There are reasons for optimism, as I’ve gone over in pretty much all the above podcasts. A very friendly schedule, the return to health of many folks (Matt Holliday should be back Friday night, which will give the offense a boost eventually), and a likely trade hopefully means that this is the bottom of the season for the Cardinals and they’ll bounce upward and onward from here, putting some distance between themselves and those pesky Pirates.
They’ll start off against a New York team that’s not quite the same team that the Cardinals split with in New York back in May. I had a chance to be on Mets Public Record last night (because the three chances to hear me ramble above weren’t enough) and the Mets fans look at their team a lot like we look at the Cards–great starting pitching, no real offense. The Mets offense has been even worse than the Cardinal hitters, which is saying something, so it looks like another low-scoring series. At least the games are in St. Louis, which has been a nice advantage for this team.
We come out of the break seeing Lance Lynn, who has had time to stew over his ugly outing in Pittsburgh. The good thing is that, as long as it’s been since he had a start like that, it’s been even longer since he put up back-to-back stinkers. Lynn actually missed the four-game series in New York earlier in the year, so this will be the first time he’s faced the Metropolitians since June 18 of last year, when he allowed two runs in six innings, though he walked four.

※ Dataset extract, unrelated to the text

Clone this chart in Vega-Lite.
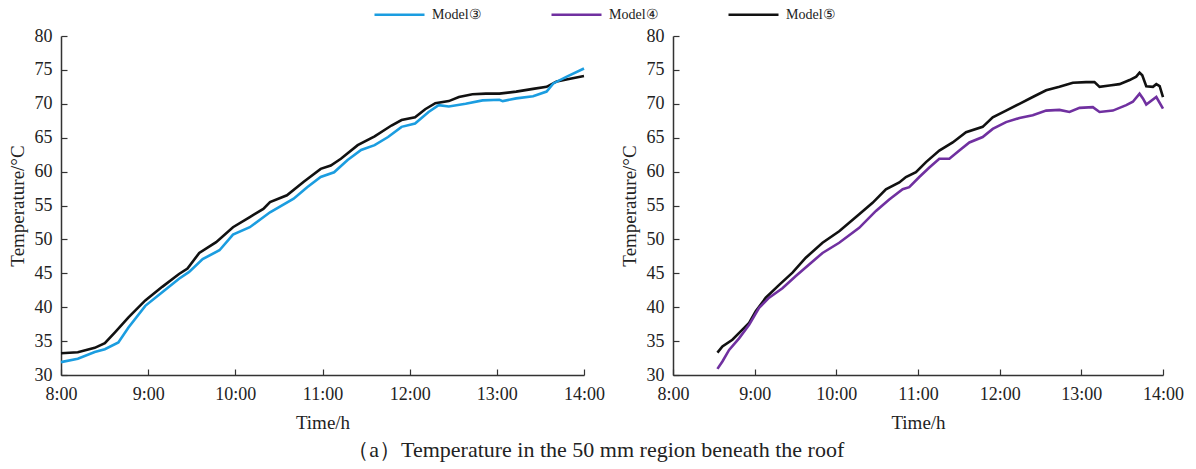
{
  "$schema": "https://vega.github.io/schema/vega-lite/v6.json",
  "background": "white",
  "padding": {"left": 8, "top": -12, "right": 5, "bottom": 5},
  "config": {
    "font": "Liberation Serif",
    "view": {"stroke": null},
    "axis": {"grid": false, "domainColor": "#333", "domainWidth": 1.5, "tickColor": "#333", "tickWidth": 1.2, "tickSize": -6, "labelFontSize": 18, "labelColor": "#222", "titleFontSize": 19, "titleFontWeight": "normal", "titleColor": "#222", "labelFont": "Liberation Serif", "titleFont": "Liberation Serif", "labelFlush": false},
    "axisX": {"labelPadding": 16, "titlePadding": 10},
    "axisY": {"labelPadding": 15, "titlePadding": 7},
    "legend": {"labelFont": "Liberation Serif", "labelFontSize": 14, "labelColor": "#222"}
  },
  "title": {"text": "（a）Temperature in the 50 mm region beneath the roof", "orient": "bottom", "anchor": "middle", "fontSize": 22, "fontWeight": "normal", "font": "Liberation Serif", "color": "#222", "offset": 8},
  "data": {"values": [
    {"panel":"L","model":"Model⑤","t":8.0,"T":33.2},
    {"panel":"L","model":"Model⑤","t":8.193,"T":33.35},
    {"panel":"L","model":"Model⑤","t":8.387,"T":34.0},
    {"panel":"L","model":"Model⑤","t":8.503,"T":34.7},
    {"panel":"L","model":"Model⑤","t":8.619,"T":36.3},
    {"panel":"L","model":"Model⑤","t":8.774,"T":38.5},
    {"panel":"L","model":"Model⑤","t":8.967,"T":41.0},
    {"panel":"L","model":"Model⑤","t":9.161,"T":43.0},
    {"panel":"L","model":"Model⑤","t":9.354,"T":44.9},
    {"panel":"L","model":"Model⑤","t":9.451,"T":45.7},
    {"panel":"L","model":"Model⑤","t":9.586,"T":48.0},
    {"panel":"L","model":"Model⑤","t":9.780,"T":49.6},
    {"panel":"L","model":"Model⑤","t":9.973,"T":51.8},
    {"panel":"L","model":"Model⑤","t":10.166,"T":53.3},
    {"panel":"L","model":"Model⑤","t":10.321,"T":54.5},
    {"panel":"L","model":"Model⑤","t":10.398,"T":55.5},
    {"panel":"L","model":"Model⑤","t":10.592,"T":56.5},
    {"panel":"L","model":"Model⑤","t":10.785,"T":58.5},
    {"panel":"L","model":"Model⑤","t":10.979,"T":60.4},
    {"panel":"L","model":"Model⑤","t":11.095,"T":60.9},
    {"panel":"L","model":"Model⑤","t":11.211,"T":61.9},
    {"panel":"L","model":"Model⑤","t":11.404,"T":63.9},
    {"panel":"L","model":"Model⑤","t":11.598,"T":65.2},
    {"panel":"L","model":"Model⑤","t":11.791,"T":66.8},
    {"panel":"L","model":"Model⑤","t":11.907,"T":67.6},
    {"panel":"L","model":"Model⑤","t":12.062,"T":68.0},
    {"panel":"L","model":"Model⑤","t":12.178,"T":69.2},
    {"panel":"L","model":"Model⑤","t":12.294,"T":70.1},
    {"panel":"L","model":"Model⑤","t":12.449,"T":70.4},
    {"panel":"L","model":"Model⑤","t":12.565,"T":71.0},
    {"panel":"L","model":"Model⑤","t":12.720,"T":71.4},
    {"panel":"L","model":"Model⑤","t":12.874,"T":71.5},
    {"panel":"L","model":"Model⑤","t":13.029,"T":71.5},
    {"panel":"L","model":"Model⑤","t":13.222,"T":71.8},
    {"panel":"L","model":"Model⑤","t":13.416,"T":72.2},
    {"panel":"L","model":"Model⑤","t":13.571,"T":72.5},
    {"panel":"L","model":"Model⑤","t":13.687,"T":73.3},
    {"panel":"L","model":"Model⑤","t":13.841,"T":73.7},
    {"panel":"L","model":"Model⑤","t":14.0,"T":74.1},
    {"panel":"L","model":"Model③","t":8.0,"T":31.9},
    {"panel":"L","model":"Model③","t":8.193,"T":32.4},
    {"panel":"L","model":"Model③","t":8.387,"T":33.4},
    {"panel":"L","model":"Model③","t":8.503,"T":33.8},
    {"panel":"L","model":"Model③","t":8.658,"T":34.8},
    {"panel":"L","model":"Model③","t":8.774,"T":37.0},
    {"panel":"L","model":"Model③","t":8.967,"T":40.2},
    {"panel":"L","model":"Model③","t":9.161,"T":42.2},
    {"panel":"L","model":"Model③","t":9.354,"T":44.2},
    {"panel":"L","model":"Model③","t":9.470,"T":45.2},
    {"panel":"L","model":"Model③","t":9.625,"T":47.1},
    {"panel":"L","model":"Model③","t":9.818,"T":48.4},
    {"panel":"L","model":"Model③","t":9.973,"T":50.7},
    {"panel":"L","model":"Model③","t":10.166,"T":51.8},
    {"panel":"L","model":"Model③","t":10.398,"T":54.0},
    {"panel":"L","model":"Model③","t":10.669,"T":56.0},
    {"panel":"L","model":"Model③","t":10.824,"T":57.7},
    {"panel":"L","model":"Model③","t":10.979,"T":59.2},
    {"panel":"L","model":"Model③","t":11.133,"T":59.9},
    {"panel":"L","model":"Model③","t":11.288,"T":61.7},
    {"panel":"L","model":"Model③","t":11.443,"T":63.2},
    {"panel":"L","model":"Model③","t":11.598,"T":63.9},
    {"panel":"L","model":"Model③","t":11.752,"T":65.1},
    {"panel":"L","model":"Model③","t":11.907,"T":66.6},
    {"panel":"L","model":"Model③","t":12.062,"T":67.1},
    {"panel":"L","model":"Model③","t":12.217,"T":68.8},
    {"panel":"L","model":"Model③","t":12.333,"T":69.8},
    {"panel":"L","model":"Model③","t":12.449,"T":69.6},
    {"panel":"L","model":"Model③","t":12.642,"T":70.0},
    {"panel":"L","model":"Model③","t":12.836,"T":70.5},
    {"panel":"L","model":"Model③","t":13.029,"T":70.6},
    {"panel":"L","model":"Model③","t":13.068,"T":70.4},
    {"panel":"L","model":"Model③","t":13.222,"T":70.8},
    {"panel":"L","model":"Model③","t":13.416,"T":71.1},
    {"panel":"L","model":"Model③","t":13.571,"T":71.8},
    {"panel":"L","model":"Model③","t":13.648,"T":73.0},
    {"panel":"L","model":"Model③","t":13.803,"T":74.0},
    {"panel":"L","model":"Model③","t":14.0,"T":75.2},
    {"panel":"R","model":"Model⑤","t":8.544,"T":33.3},
    {"panel":"R","model":"Model⑤","t":8.605,"T":34.2},
    {"panel":"R","model":"Model⑤","t":8.727,"T":35.2},
    {"panel":"R","model":"Model⑤","t":8.850,"T":36.7},
    {"panel":"R","model":"Model⑤","t":8.932,"T":37.7},
    {"panel":"R","model":"Model⑤","t":9.013,"T":39.4},
    {"panel":"R","model":"Model⑤","t":9.136,"T":41.4},
    {"panel":"R","model":"Model⑤","t":9.300,"T":43.3},
    {"panel":"R","model":"Model⑤","t":9.463,"T":45.1},
    {"panel":"R","model":"Model⑤","t":9.626,"T":47.3},
    {"panel":"R","model":"Model⑤","t":9.831,"T":49.5},
    {"panel":"R","model":"Model⑤","t":10.035,"T":51.2},
    {"panel":"R","model":"Model⑤","t":10.280,"T":53.7},
    {"panel":"R","model":"Model⑤","t":10.444,"T":55.4},
    {"panel":"R","model":"Model⑤","t":10.607,"T":57.4},
    {"panel":"R","model":"Model⑤","t":10.771,"T":58.4},
    {"panel":"R","model":"Model⑤","t":10.852,"T":59.2},
    {"panel":"R","model":"Model⑤","t":10.975,"T":59.9},
    {"panel":"R","model":"Model⑤","t":11.098,"T":61.4},
    {"panel":"R","model":"Model⑤","t":11.261,"T":63.1},
    {"panel":"R","model":"Model⑤","t":11.425,"T":64.3},
    {"panel":"R","model":"Model⑤","t":11.588,"T":65.8},
    {"panel":"R","model":"Model⑤","t":11.792,"T":66.6},
    {"panel":"R","model":"Model⑤","t":11.915,"T":68.0},
    {"panel":"R","model":"Model⑤","t":12.078,"T":69.0},
    {"panel":"R","model":"Model⑤","t":12.242,"T":70.0},
    {"panel":"R","model":"Model⑤","t":12.405,"T":71.0},
    {"panel":"R","model":"Model⑤","t":12.569,"T":72.0},
    {"panel":"R","model":"Model⑤","t":12.732,"T":72.5},
    {"panel":"R","model":"Model⑤","t":12.896,"T":73.1},
    {"panel":"R","model":"Model⑤","t":13.059,"T":73.2},
    {"panel":"R","model":"Model⑤","t":13.161,"T":73.2},
    {"panel":"R","model":"Model⑤","t":13.223,"T":72.5},
    {"panel":"R","model":"Model⑤","t":13.345,"T":72.7},
    {"panel":"R","model":"Model⑤","t":13.468,"T":72.9},
    {"panel":"R","model":"Model⑤","t":13.591,"T":73.5},
    {"panel":"R","model":"Model⑤","t":13.672,"T":74.0},
    {"panel":"R","model":"Model⑤","t":13.713,"T":74.6},
    {"panel":"R","model":"Model⑤","t":13.746,"T":74.2},
    {"panel":"R","model":"Model⑤","t":13.795,"T":72.6},
    {"panel":"R","model":"Model⑤","t":13.877,"T":72.5},
    {"panel":"R","model":"Model⑤","t":13.918,"T":72.9},
    {"panel":"R","model":"Model⑤","t":13.959,"T":72.6},
    {"panel":"R","model":"Model⑤","t":14.0,"T":71.0},
    {"panel":"R","model":"Model④","t":8.544,"T":30.9},
    {"panel":"R","model":"Model④","t":8.605,"T":32.0},
    {"panel":"R","model":"Model④","t":8.687,"T":33.7},
    {"panel":"R","model":"Model④","t":8.809,"T":35.4},
    {"panel":"R","model":"Model④","t":8.932,"T":37.4},
    {"panel":"R","model":"Model④","t":9.054,"T":39.9},
    {"panel":"R","model":"Model④","t":9.177,"T":41.4},
    {"panel":"R","model":"Model④","t":9.340,"T":42.8},
    {"panel":"R","model":"Model④","t":9.504,"T":44.6},
    {"panel":"R","model":"Model④","t":9.667,"T":46.3},
    {"panel":"R","model":"Model④","t":9.831,"T":48.0},
    {"panel":"R","model":"Model④","t":10.035,"T":49.5},
    {"panel":"R","model":"Model④","t":10.280,"T":51.7},
    {"panel":"R","model":"Model④","t":10.485,"T":54.2},
    {"panel":"R","model":"Model④","t":10.648,"T":55.9},
    {"panel":"R","model":"Model④","t":10.812,"T":57.4},
    {"panel":"R","model":"Model④","t":10.893,"T":57.7},
    {"panel":"R","model":"Model④","t":11.016,"T":59.2},
    {"panel":"R","model":"Model④","t":11.139,"T":60.6},
    {"panel":"R","model":"Model④","t":11.261,"T":61.9},
    {"panel":"R","model":"Model④","t":11.384,"T":61.9},
    {"panel":"R","model":"Model④","t":11.506,"T":63.1},
    {"panel":"R","model":"Model④","t":11.629,"T":64.3},
    {"panel":"R","model":"Model④","t":11.792,"T":65.1},
    {"panel":"R","model":"Model④","t":11.915,"T":66.3},
    {"panel":"R","model":"Model④","t":12.078,"T":67.3},
    {"panel":"R","model":"Model④","t":12.242,"T":67.9},
    {"panel":"R","model":"Model④","t":12.405,"T":68.3},
    {"panel":"R","model":"Model④","t":12.569,"T":69.0},
    {"panel":"R","model":"Model④","t":12.732,"T":69.1},
    {"panel":"R","model":"Model④","t":12.855,"T":68.8},
    {"panel":"R","model":"Model④","t":12.978,"T":69.4},
    {"panel":"R","model":"Model④","t":13.141,"T":69.5},
    {"panel":"R","model":"Model④","t":13.223,"T":68.8},
    {"panel":"R","model":"Model④","t":13.386,"T":69.0},
    {"panel":"R","model":"Model④","t":13.550,"T":69.8},
    {"panel":"R","model":"Model④","t":13.631,"T":70.3},
    {"panel":"R","model":"Model④","t":13.713,"T":71.5},
    {"panel":"R","model":"Model④","t":13.754,"T":70.8},
    {"panel":"R","model":"Model④","t":13.795,"T":69.9},
    {"panel":"R","model":"Model④","t":13.918,"T":71.0},
    {"panel":"R","model":"Model④","t":14.0,"T":69.3}
  ]},
  "resolve": {"scale": {"color": "shared"}, "legend": {"color": "shared"}},
  "spacing": 15,
  "hconcat": [
    {
      "width": 523, "height": 339,
      "transform": [{"filter": "datum.panel === 'L'"}],
      "mark": {"type": "line", "strokeWidth": 2.6},
      "encoding": {
        "x": {"field": "t", "type": "quantitative", "scale": {"domain": [8, 14], "nice": false, "zero": false}, "axis": {"values": [8,9,10,11,12,13,14], "labelExpr": "datum.value + ':00'", "title": "Time/h"}},
        "y": {"field": "T", "type": "quantitative", "scale": {"domain": [30, 80], "nice": false, "zero": false}, "axis": {"values": [30,35,40,45,50,55,60,65,70,75,80], "title": "Temperature/°C"}},
        "color": {"field": "model", "type": "nominal", "scale": {"domain": ["Model③", "Model④", "Model⑤"], "range": ["#1b9de0", "#7030a0", "#111111"]},
          "legend": {"title": null, "orient": "none", "direction": "horizontal", "legendX": 312, "legendY": -48, "symbolType": "stroke", "symbolSize": 2500, "symbolStrokeWidth": 2.6, "labelOffset": 6, "columnPadding": 64}},
        "detail": {"field": "model"}
      }
    },
    {
      "width": 490, "height": 339,
      "transform": [{"filter": "datum.panel === 'R'"}],
      "mark": {"type": "line", "strokeWidth": 2.6},
      "encoding": {
        "x": {"field": "t", "type": "quantitative", "scale": {"domain": [8, 14], "nice": false, "zero": false}, "axis": {"values": [8,9,10,11,12,13,14], "labelExpr": "datum.value + ':00'", "title": "Time/h"}},
        "y": {"field": "T", "type": "quantitative", "scale": {"domain": [30, 80], "nice": false, "zero": false}, "axis": {"values": [30,35,40,45,50,55,60,65,70,75,80], "title": "Temperature/°C"}},
        "color": {"field": "model", "type": "nominal"}
      }
    }
  ]
}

The man the Mets fans call Thor (not to be confused with this post in the slightest), Noah Syndergaard takes the hill for New York. For some reason, the Baseball-Reference Play Index can’t find him for me to put up a similar chart as above, but it’s a moot point as he’s never faced the Cardinals before, as like Lynn he just missed that previous series in CitiField. Syndergaard has been quite a bright spot for the Mets this season, putting up a 4-4 record with a 3.11 ERA since his debut on May 12. He’s given up just one run in each of his last three starts and two of those saw him pitch through the eighth inning.
It’ll be a tough challenge on both sides, but if Lynn is on, hopefully the Cards can steal Thor’s thunder. If nothing else, though, baseball is back!